Décentraliser des responsabilités, pas seulement des compétences
« Il ne faut pas décentraliser des compétences, il faut décentraliser des responsabilités avec des moyens budgétaires et fiscaux, et des libertés, y compris normatives », a affirmé le Premier ministre. L’heure serait donc à un changement de civilisation politique : penser la responsabilité locale, la maîtrise budgétaire et la souveraineté économique partagée. Cette approche traduit une volonté d’équilibre : offrir plus de libertés locales sans mettre en péril l’unité républicaine. Elle fait écho au désir d’autonomie exprimé par plusieurs territoires, tout en cherchant à éviter l’éclatement du cadre national.
Une voie médiane entre autonomie et unité républicaine
Conscient des tensions que pourrait susciter une mutation aussi radicale, le Premier ministre a adressé aux élus un message réaffirmant sa volonté d’engager un nouvel acte de décentralisation. Ce projet vise à clarifier les compétences entre les différents niveaux de collectivités et à redonner un pouvoir réglementaire réel aux territoires. Les champs prioritaires – santé, environnement, urbanisme, logement, transports, culture, tourisme et sport – traduisent un recentrage pragmatique de l’action publique locale.
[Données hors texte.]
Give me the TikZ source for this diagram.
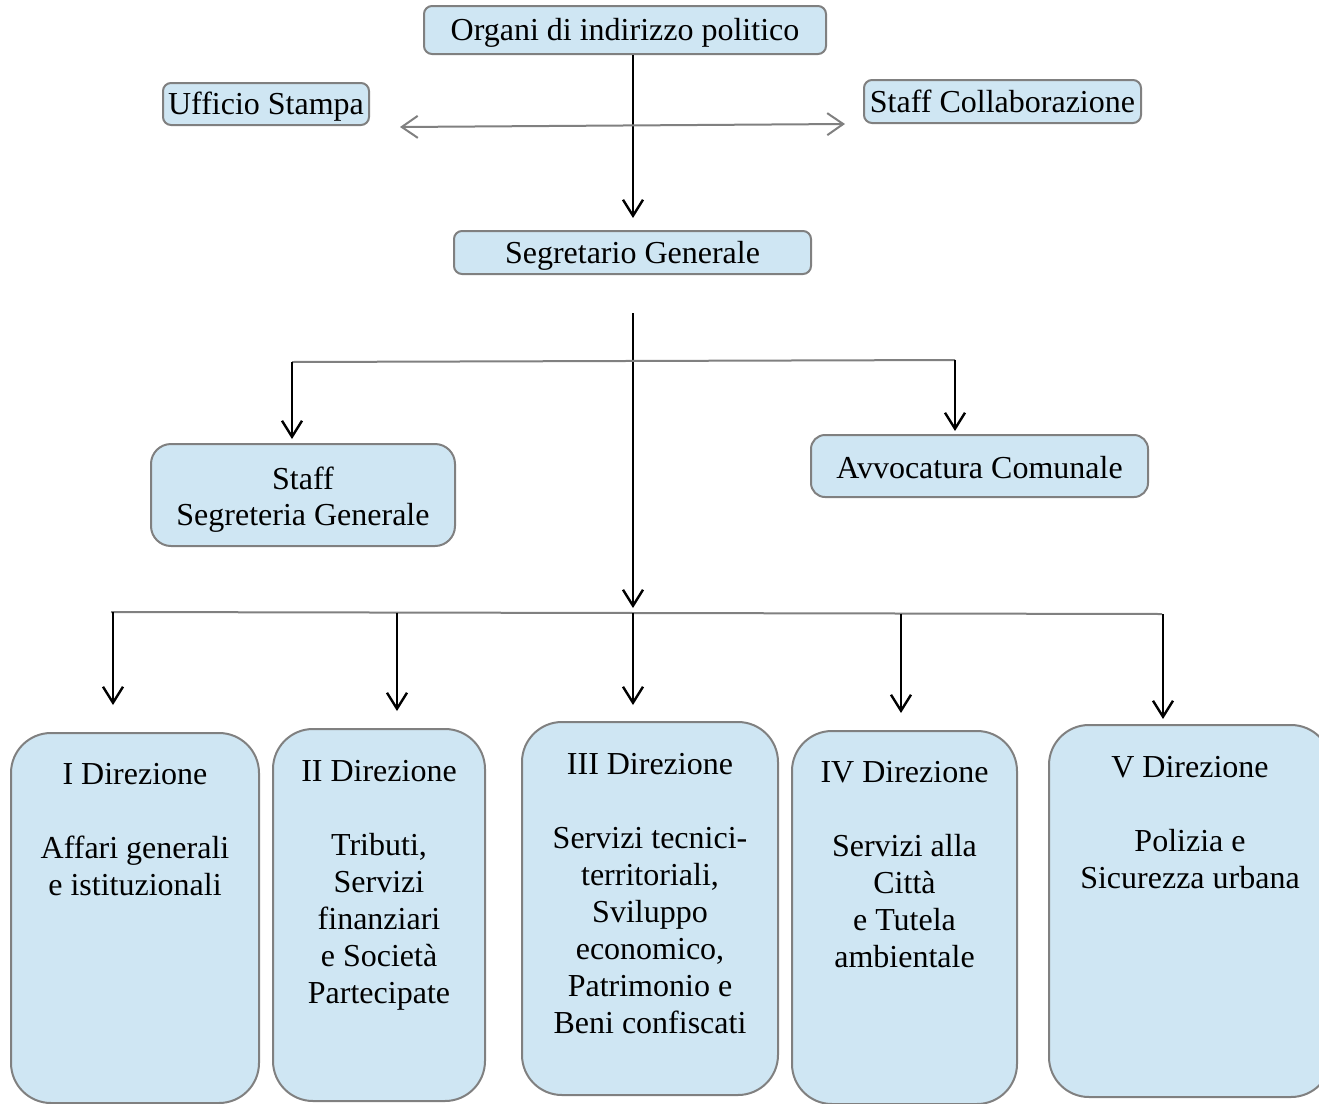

Sébastien Lecornu insiste sur une large concertation avec les élus, les associations, le Parlement et la société civile, pour construire un modèle renouvelé de gouvernance territoriale, sans rompre avec l’unité républicaine.
L’autonomie : une idée encore fragile
Pourtant, l’autonomie demeure une idée fragile, menacée par les non-dits budgétaires et les résistances culturelles. La référence à l’article 74 de la Constitution, sur le modèle calédonien, fait rêver certains, mais reste lointaine. Derrière les grands principes se cachent des réalités complexes : dépendance financière vis-à-vis de l’État, déséquilibre fiscal, peur d’une rupture mal préparée. Mais le statu quo n’est plus tenable. Les Outre-mer, et la Guadeloupe en particulier, ne peuvent plus vivre au rythme comptable de la métropole sans risquer un déclin économique et social irréversible.
Inventer une voie propre
L’autonomie, si elle doit advenir, ne saurait être une fuite en avant idéologique. Car si la France continentale chancelle sous le poids de ses contradictions politiques et sociales, la Guadeloupe, la Guyane et la Martinique n’ont d’autre choix que d’inventer leur propre voie, que ce soit dans le cadre d’une décentralisation rénovée ou d’un processus d’autonomie concertée. La dynamique est enclenchée : les élus, désormais soutenus par le gouvernement, disposent d’une occasion historique pour repenser le contrat entre les territoires ultramarins et la République.